At least for the moment, Jesus said nothing. The story continues . . . “Jesus bent down and wrote with his finger on the ground.” After a time he straightened up and then said to them, “Let anyone among you who is without sin be the first to throw a stone at her.”

It’s an awesome response.

But what I draw our attention to isn’t his his cryptic brilliance, but the pause before he spoke. He bent down and drew with his finger in the dust. Wouldn’t we love to know what he drew or wrote? We don’t. We just know that surrounded by incensed men (it was all men) Jesus paused. He paused the action. Bending to the earth, he slowed down those bent on violent action. Why?

Maybe he paused to think? Maybe he saw something at his feet that intrigued him? Maybe he didn’t know what to say? We don’t know. We know only that he hit pause before again standing up straight and delivering the remark that resulted in rocks plopping, one by one, back to the ground as the deflated accusers trailed off to wherever they had come from.

A pause can be a useful way to defuse an emotional situation. It can also be a way to create or establish a boundary between yourself and someone else.

I know someone who always used to rush to answer her phone when it rang. Then it occurred to her that she could let calls go to voice mail. Now she lets most calls go to voice mail. If the caller leaves a message, she listens, ponders and then acts. Which might mean returning the call at that moment or extending the pause and calling later. Either way the pause has given her some distance, some time. It has created a boundary. Modern technology, which so often seems to drive us to make rapid and instant responses, has in this case provided a way to slow the action. Her practice of letting calls go to voice mail creates a boundary between herself and whoever is calling.

There’s so much in our information-heavy and anxiety-laden world that pushes us to react quickly, emotionally . . . without stopping to think.

I observe others creating a similar pause when someone suggests an idea for an activity or asks if they want to do this or that. My son, Nick, is brilliant at this.
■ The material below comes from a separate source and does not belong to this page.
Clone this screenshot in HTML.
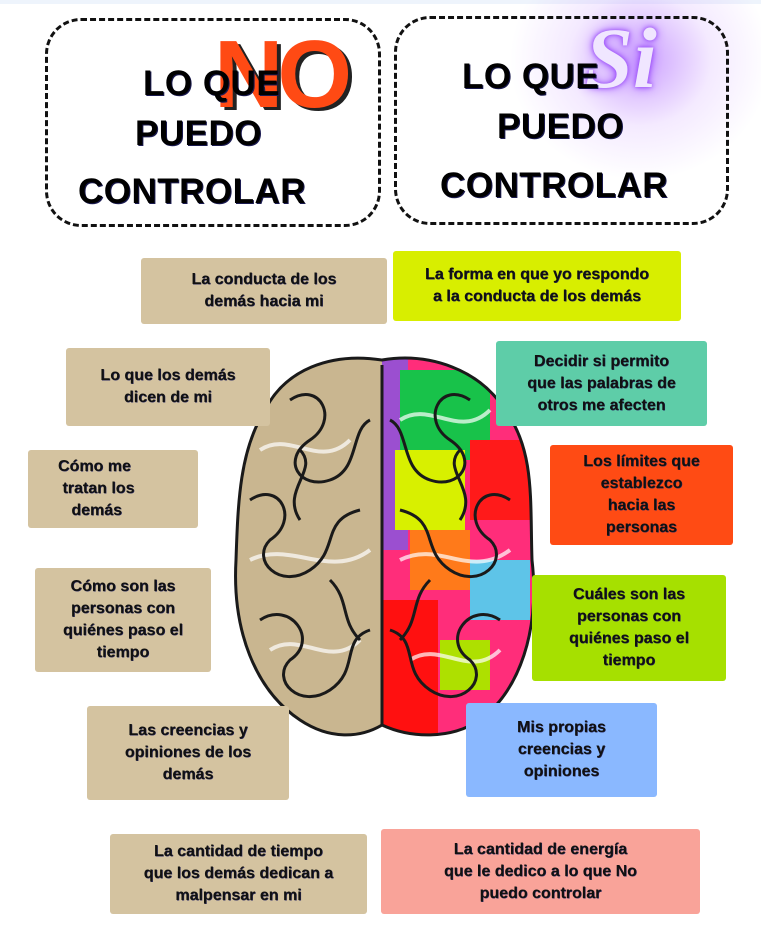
<!DOCTYPE html>
<html><head><meta charset="utf-8"><style>
body{margin:0;width:761px;height:942px;background:#fff;position:relative;overflow:hidden;font-family:"Liberation Sans","DejaVu Sans",sans-serif}
.b{position:absolute;display:flex;align-items:center;justify-content:center;text-align:center;font-weight:bold;font-size:16px;line-height:22px;color:#111;border-radius:3px;text-shadow:0.5px 0.5px 0 #2a2a60}
.be{background:#d4c3a0}
.hd{position:absolute;border:3px dashed #111;border-radius:36px;box-sizing:border-box}
.t{position:absolute;font-weight:bold;font-size:35px;color:#000;white-space:nowrap;letter-spacing:0.5px;text-shadow:1px 1px 0 #1a1a50}
</style></head><body>
<div style="position:absolute;left:0;top:0;width:761px;height:4px;background:#eef4fc"></div>
<div style="position:absolute;left:510px;top:-60px;width:260px;height:240px;background:radial-gradient(closest-side,rgba(160,80,255,0.55),rgba(200,150,255,0.2) 55%,rgba(255,255,255,0) 100%)"></div>
<div class="hd" style="left:45px;top:18px;width:336px;height:209px"></div>
<div class="hd" style="left:394px;top:16px;width:335px;height:209px"></div>
<div style="position:absolute;left:214px;top:20px;font-size:96px;font-weight:bold;color:#ff4a14;text-shadow:4px 3px 0 #222;letter-spacing:-6px;font-family:'Liberation Sans',sans-serif">NO</div>
<div class="t" style="left:143px;top:64px">LO QUE</div>
<div class="t" style="left:135px;top:114px">PUEDO</div>
<div class="t" style="left:78px;top:172px">CONTROLAR</div>
<div style="position:absolute;left:585px;top:8px;font-size:86px;font-style:italic;font-weight:bold;color:#f0e6ff;text-shadow:0 0 10px #a050ff,0 0 4px #8a3cf0;font-family:'Liberation Serif',serif">Si</div>
<div class="t" style="left:462px;top:57px">LO QUE</div>
<div class="t" style="left:497px;top:107px">PUEDO</div>
<div class="t" style="left:440px;top:166px">CONTROLAR</div>

<svg style="position:absolute;left:0;top:0" width="761" height="942">
<defs><clipPath id="r"><path d="M382 360 C430 352 480 370 505 410 C535 450 530 500 532 560 C540 630 520 690 480 720 C450 740 410 738 382 725 Z"/></clipPath></defs>
<path d="M382 360 C330 352 285 370 265 410 C240 450 238 500 236 560 C232 630 255 690 300 720 C330 740 360 738 382 725 Z" fill="#c9b690"/>
<g clip-path="url(#r)">
<rect x="378" y="350" width="160" height="400" fill="#ff2d7a"/>
<rect x="378" y="350" width="30" height="200" fill="#9b4fd0"/>
<rect x="400" y="370" width="90" height="90" fill="#18c24a"/>
<rect x="395" y="450" width="70" height="80" fill="#d8f000"/>
<rect x="470" y="440" width="70" height="80" fill="#ff1a1a"/>
<rect x="410" y="530" width="60" height="60" fill="#ff7a1a"/>
<rect x="470" y="560" width="60" height="60" fill="#5ec4e8"/>
<rect x="378" y="600" width="60" height="140" fill="#ff1010"/>
<rect x="440" y="640" width="50" height="50" fill="#aee000"/>
</g>
<g fill="none" stroke="#fff" stroke-width="4" opacity="0.7">
<path d="M260 450 C290 430 320 470 350 440 M250 560 C290 540 330 580 370 550 M270 650 C300 630 330 670 360 640 M400 420 C430 400 460 440 490 410 M400 560 C440 540 470 580 510 550 M410 660 C440 640 470 680 500 650"/>
</g>
<g fill="none" stroke="#1a1a1a" stroke-width="3">
<path d="M382 360 C330 352 285 370 265 410 C240 450 238 500 236 560 C232 630 255 690 300 720 C330 740 360 738 382 725 C410 738 450 740 480 720 C520 690 540 630 532 560 C530 500 535 450 505 410 C480 370 430 352 382 360 Z"/>
<path d="M382 365 L382 725"/>
<path d="M290 400 C320 380 340 420 310 440 C280 460 300 490 330 480 C360 470 350 430 370 420 M250 500 C280 480 300 520 270 540 C250 560 280 590 310 570 C340 550 320 520 360 510 M260 620 C290 600 320 640 290 660 C270 680 300 710 330 690 C360 670 340 640 370 630 M330 580 C350 600 340 620 360 640 M300 450 C320 470 280 490 300 520"/>
<path d="M470 400 C440 380 420 420 450 440 C480 460 460 490 430 480 C400 470 410 430 390 420 M510 500 C480 480 460 520 490 540 C510 560 480 590 450 570 C420 550 440 520 400 510 M500 620 C470 600 440 640 470 660 C490 680 460 710 430 690 C400 670 420 640 390 630 M430 580 C410 600 420 620 400 640 M460 450 C440 470 480 490 460 520"/>
</g>
</svg>

<div class="b be" style="left:141px;top:258px;width:246px;height:66px">La conducta de los<br>demás hacia mi</div>
<div class="b" style="left:393px;top:251px;width:288px;height:70px;background:#d8ee00">La forma en que yo respondo<br>a la conducta de los demás</div>
<div class="b be" style="left:66px;top:348px;width:204px;height:78px">Lo que los demás<br>dicen de mi</div>
<div class="b" style="left:496px;top:341px;width:211px;height:85px;background:#5ecda8">Decidir si permito<br>que las palabras de<br>otros me afecten</div>
<div class="b be" style="left:28px;top:450px;width:170px;height:78px;justify-content:flex-start;padding-left:30px;box-sizing:border-box;text-align:left">Cómo me<br>&nbsp;tratan los<br>&nbsp;&nbsp;&nbsp;demás</div>
<div class="b" style="left:550px;top:445px;width:183px;height:100px;background:#ff4b14">Los límites que<br>establezco<br>hacia las<br>personas</div>
<div class="b be" style="left:35px;top:568px;width:176px;height:104px">Cómo son las<br>personas con<br>quiénes paso el<br>tiempo</div>
<div class="b" style="left:532px;top:575px;width:194px;height:106px;background:#a6e000">Cuáles son las<br>personas con<br>quiénes paso el<br>tiempo</div>
<div class="b be" style="left:87px;top:706px;width:202px;height:94px">Las creencias y<br>opiniones de los<br>demás</div>
<div class="b" style="left:466px;top:703px;width:191px;height:94px;background:#8ab8ff">Mis propias<br>creencias y<br>opiniones</div>
<div class="b be" style="left:110px;top:834px;width:257px;height:80px">La cantidad de tiempo<br>que los demás dedican a<br>malpensar en mi</div>
<div class="b" style="left:381px;top:829px;width:319px;height:85px;background:#f9a399">La cantidad de energía<br>que le dedico a lo que No<br>puedo controlar</div>
</body></html>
He almost never says an immediate “yes” or “no.” Usually he says something positive, but non-committal, like, “That might work,” or “that could be fun.” Or he may say, “Let me think about that,” or “give me a moment.” It’s not a “no,” that may make the other person feel rejected. But neither is it an immediate “yes,” that one may come to regret a little later. It’s a pause.

Pauses allow our responses to be more deliberate, more responsive and less reactive. Especially when the situation is tense, charged or potentially violent. I can’t say that I have always been good at this skill of hitting pause, of being responsive rather than reactive. But I try to do that and I value the tools which move me in that direction. One of which is inserting a pause.

Speaking of pauses . . . we got one on Saturday.

I went hiking in the Olympic Mountains with two friends. We planned to ascend Mt. Townsend, one of the many peaks in that range. But we hadn’t anticipated doing so in snow. After all, it was still October. A sunny autumn day was forecast.

Arriving at the trailhead (snow and ice had begun to appear as we drove), we were surprised by snow — lots of it! The higher we went the deeper it got, from 8″ to maybe 14″ to 16.” We paused, looked at each other and said, “I didn’t expect this. I never thought of this.” But we were grinning. Like kids. Or maybe like fools.

It was beautiful. And like every first snowfall, magical. Here’s a photo from near the top of Mt. Townsend, taken by one of my hiking buddies, Mike Pierson.

The snow made us pause and realize, as one often does in the wilderness, that the world is big and unpredictable and we’re not in charge. We paused . . . in delight.